- Opening titles
- Directed by: Michael Forlong
- Written by: Michael Forlong Alexander Fullerton
- Based on: 1965 Alexander Fullerton novel
- Produced by: Michael Forlong
- Starring: James Forlong Louise Rush Robert Dean Pauline Yates
- Cinematography: Terry Maher
- Edited by: Chris Burt
- Music by: Cyril Stapleton
- Production company: Michael Forlong Productions
- Distributed by: Children's Film Foundation
- Release date: 1968;
- Running time: 64 minutes
- Country: United Kingdom
- Language: English

= Lionheart (1968 film) =

1968 children's film by Michael Forlong

Lionheart is a 1968 children's adventure film directed by Michael Forlong and starring James Furlong, Louise Rush, Robert Dean and Pauline Yates.

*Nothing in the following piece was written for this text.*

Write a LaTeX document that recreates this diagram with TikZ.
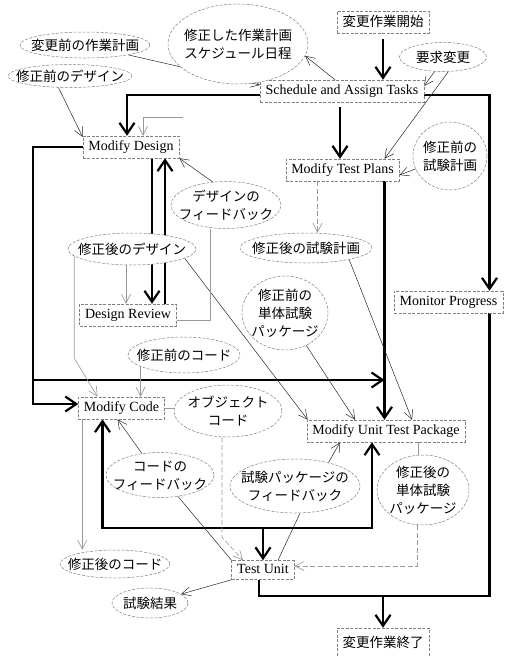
\documentclass[tikz,border=0pt]{standalone}
\usepackage{fontspec}
\setmainfont{Liberation Serif}
\newfontfamily\jp{Noto Sans CJK JP}
\usetikzlibrary{arrows.meta,shapes.geometric,calc}
\pgfdeclarelayer{bg}
\pgfsetlayers{bg,main}
\newcommand\ov[1]{\raisebox{-5pt}[0pt][0pt]{\makebox[0pt]{\begin{tabular}{@{}c@{}}#1\end{tabular}}}}
\begin{document}
\begin{tikzpicture}[x=1pt,y=-1pt,
  box/.style={draw=black!50, dash pattern=on 3pt off 1.5pt, line width=0.5pt, fill=white,
    inner xsep=5.5pt, inner ysep=0pt, minimum height=22pt, text height=10pt, text depth=3pt,
    font=\fontsize{14}{17}\selectfont},
  jbox/.style={box, text height=11.5pt, text depth=2pt, font=\jp\fontsize{13.5}{17}\selectfont},
  oval/.style={ellipse, draw=black!50, dash pattern=on 3pt off 1.5pt, line width=0.5pt,
    fill=white, inner sep=0pt, font=\jp\fontsize{13.5}{18}\selectfont},
  thickline/.style={line width=2.2pt, black},
  thickarrow/.style={thickline, -{Straight Barb[length=11pt,width=15pt]}},
  thinline/.style={line width=0.5pt, black!85},
  thinarrow/.style={thinline, -{Straight Barb[length=9pt,width=9pt,line width=0.5pt]}},
  grayline/.style={line width=0.6pt, black!40},
  grayarrow/.style={grayline, -{Straight Barb[length=9pt,width=9pt,line width=0.6pt]}},
  graydash/.style={grayline, dash pattern=on 5pt off 2.5pt},
]
\useasboundingbox (0,0) rectangle (505,657);

% boxes
\node[jbox, minimum width=86pt] (kickoff) at (383,22) {変更作業開始};
\node[box] (sched) at (342,91) {Schedule and Assign Tasks};
\node[box] (md) at (131,147) {Modify Design};
\node[box] (mtp) at (342.5,170) {Modify Test Plans};
\node[box] (dr) at (128,315) {Design Review};
\node[box] (mp) at (448.5,302) {Monitor Progress};
\node[box] (mc) at (121.5,408) {Modify Code};
\node[box] (mutp) at (386,431) {Modify Unit Test Package};
\node[box, minimum height=19pt] (tu) at (263,570) {Test Unit};
\node[jbox, minimum width=90pt, minimum height=30pt] (finish) at (383,643) {変更作業終了};

% ellipses
\node[oval, minimum width=130pt, minimum height=26pt] (e_oldplan) at (85,45) {\ov{変更前の作業計画}};
\node[oval, minimum width=124pt, minimum height=23pt] (e_olddes) at (70,76) {\ov{修正前のデザイン}};
\node[oval, minimum width=140pt, minimum height=80pt] (e_sched) at (238,44) {\ov{修正した作業計画\\スケジュール日程}};
\node[oval, minimum width=87pt, minimum height=29pt] (e_req) at (443,57) {\ov{要求変更}};
\node[oval, minimum width=74pt, minimum height=68pt] (e_oldtp) at (450,156) {\ov{修正前の\\試験計画}};
\node[oval, minimum width=110pt, minimum height=47pt] (e_fbdes) at (226,205) {\ov{デザインの\\フィードバック}};
\node[oval, minimum width=128pt, minimum height=32pt] (e_newdes) at (132,249) {\ov{修正後のデザイン}};
\node[oval, minimum width=132pt, minimum height=30pt] (e_newtp) at (306,248) {\ov{修正後の試験計画}};
\node[oval, minimum width=86pt, minimum height=74pt] (e_oldutp) at (285,313) {\ov{修正前の\\単体試験\\パッケージ}};
\node[oval, minimum width=112pt, minimum height=36pt] (e_oldcode) at (184,355) {\ov{修正前のコード}};
\node[oval, minimum width=108pt, minimum height=52pt] (e_obj) at (228,411) {\ov{オブジェクト\\コード}};
\node[oval, minimum width=108pt, minimum height=45pt] (e_fbcode) at (160,475) {\ov{コードの\\フィードバック}};
\node[oval, minimum width=130pt, minimum height=54pt] (e_fbtp) at (295,486) {\ov{試験パッケージの\\フィードバック}};
\node[oval, minimum width=92pt, minimum height=70pt] (e_newutp) at (423,490) {\ov{修正後の\\単体試験\\パッケージ}};
\node[oval, minimum width=110pt, minimum height=28pt] (e_newcode) at (115,564) {\ov{修正後のコード}};
\node[oval, minimum width=76pt, minimum height=30pt] (e_result) at (150,603) {\ov{試験結果}};

% helper coordinates
\coordinate (fragA) at (183,117);
\coordinate (xMPn) at ([xshift=41pt]mp.north);
\coordinate (xMPs) at ([xshift=41pt]mp.south);
\coordinate (xTP) at ([xshift=42pt]mtp.south);
\coordinate (jL) at ([xshift=-50pt]md.west |- 0,380);
\coordinate (jB) at ([yshift=32.5pt]tu.north);
\coordinate (jE) at ([yshift=-16.5pt]tu.south -| xMPs);

\begin{pgfonlayer}{bg}
% thick flows
\draw[thickarrow] ([yshift=-4pt]sched.west) -| ([xshift=-4pt]md.north);
\draw[thickarrow, shorten <=6pt] (kickoff.south) -- (kickoff.south |- sched.north);
\draw[thickarrow, shorten <=5pt] ([xshift=-2pt]sched.south) -- ([xshift=-2pt]sched.south |- mtp.north);
\draw[thickarrow] ([yshift=-4pt]sched.east) -| (xMPn);
\draw[thickarrow] (xTP) -- (xTP |- mutp.north);
\draw[thickarrow] (md.west) -- (md.west -| jL) |- ([yshift=4pt]mc.west);
\draw[thickarrow] (jL) -- (jL -| xTP);
\draw[thickarrow] ([xshift=21pt]md.south) -- ([xshift=21pt]md.south |- dr.north);
\draw[thickarrow] ([xshift=34pt]md.south |- dr.north) -- ([xshift=34pt]md.south);
\draw[thickline, {Straight Barb[length=11pt,width=15pt]}-{Straight Barb[length=11pt,width=15pt]}]
  ([xshift=-19pt]mc.south) -- ([xshift=-19pt]mc.south |- jB) -- ([xshift=-14pt]mutp.south |- jB) -- ([xshift=-14pt]mutp.south);
\draw[thickarrow] (jB) -- (jB |- tu.north);
\draw[thickline] ([xshift=-4pt]tu.south) |- (jE) -- (xMPs);
\draw[thickarrow] (finish.north |- jE) -- (finish.north);

% thin dark connectors
\draw[thinarrow] (e_oldplan) -- ([yshift=6pt]sched.west);
\draw[thinarrow] (e_olddes.225) -- ([yshift=10pt]md.west);
\draw[thinarrow] ([xshift=-7pt]sched.north) -- (e_sched.-10);
\draw[thinarrow] (e_req.240) -- ([yshift=5pt]sched.east);
\draw[thinarrow] (e_req.290) -- ([xshift=42pt]mtp.north);
\draw[thinarrow] (e_oldtp) -- ([yshift=-5pt]mtp.east);
\draw[thinarrow] (e_fbdes.120) -- (md.south east);
\draw[thinarrow] (e_fbcode.130) -- ([xshift=-4pt]mc.south);
\draw[thinline] (tu.north west) -- (e_fbcode);
\draw[thinline] ([xshift=15pt]tu.north) -- ([xshift=5pt]e_fbtp.south);
\draw[thinarrow] (e_fbtp.35) -- ([xshift=-46pt]mutp.south);
\draw[thinarrow] (e_oldutp) -- ([xshift=-31pt]mutp.north);
\draw[thinarrow] (e_newtp.-15) -- ([xshift=26pt]mutp.north);
\draw[thinarrow] (e_newdes.-10) -- ([xshift=1pt]mutp.north west);
\draw[thinarrow] (tu.south west) -- (e_result);

% gray connectors
\draw[grayarrow] (fragA) -| ([xshift=12pt]md.north);
\draw[grayarrow, graydash] ([xshift=-25pt]mtp.south) -- ([xshift=-25pt]mtp.south |- e_newtp.north);
\draw[grayline] ([yshift=-5pt]dr.east) -| ([xshift=-16pt]e_fbdes.south);
\draw[grayarrow] ([xshift=-6pt]e_newdes.south) -- ([xshift=-6pt]e_newdes.south |- dr.north);
\draw[grayarrow] (e_newdes.187) -- ++(0,102) -- ([xshift=-24pt]mc.north);
\draw[grayarrow] ([xshift=19pt]mc.north |- e_oldcode.center) -- ([xshift=19pt]mc.north);
\draw[grayline] (mc.east) -- (mc.east -| e_obj.west);
\draw[grayarrow, graydash] ([xshift=-6pt]e_obj.south) -- ++(0,100) -- ([xshift=-20pt]tu.north);
\draw[grayarrow] ([xshift=4pt]mc.south west) -- ([xshift=4pt]mc.south west |- e_newcode.north);
\draw[grayline] ([xshift=32pt]mutp.south) -- ([xshift=32pt]mutp.south |- e_newutp.center);
\draw[grayarrow, graydash] ([xshift=-6pt]e_newutp.south) |- ([yshift=4pt]tu.east);
\end{pgfonlayer}
\end{tikzpicture}
\end{document}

It was written by Forlong based on the 1965 novel Lionheart by Alexander Fullerton.

==Synopsis==
A young boy rescues and protects an escaped circus lion.

==Production==
Sponsored by the Children's Film Foundation, the film was classified as "universal" suitable for audiences aged four years and over.

== Reception ==
The Monthly Film Bulletin wrote: "A rather leisurely children's film whose main attraction is a huge lion, magnificent in appearance but disappointingly (if understandably) lethargic in performance. Guest appearances from Jimmy Edwards, Irene Handl and Joe Brown eke out a very flimsy narrative; and though the few snatches of suspense and bits of mild comedy may be acceptable makeweights for younger children, the pace is generally too slow to generate more than a modicum of excitement."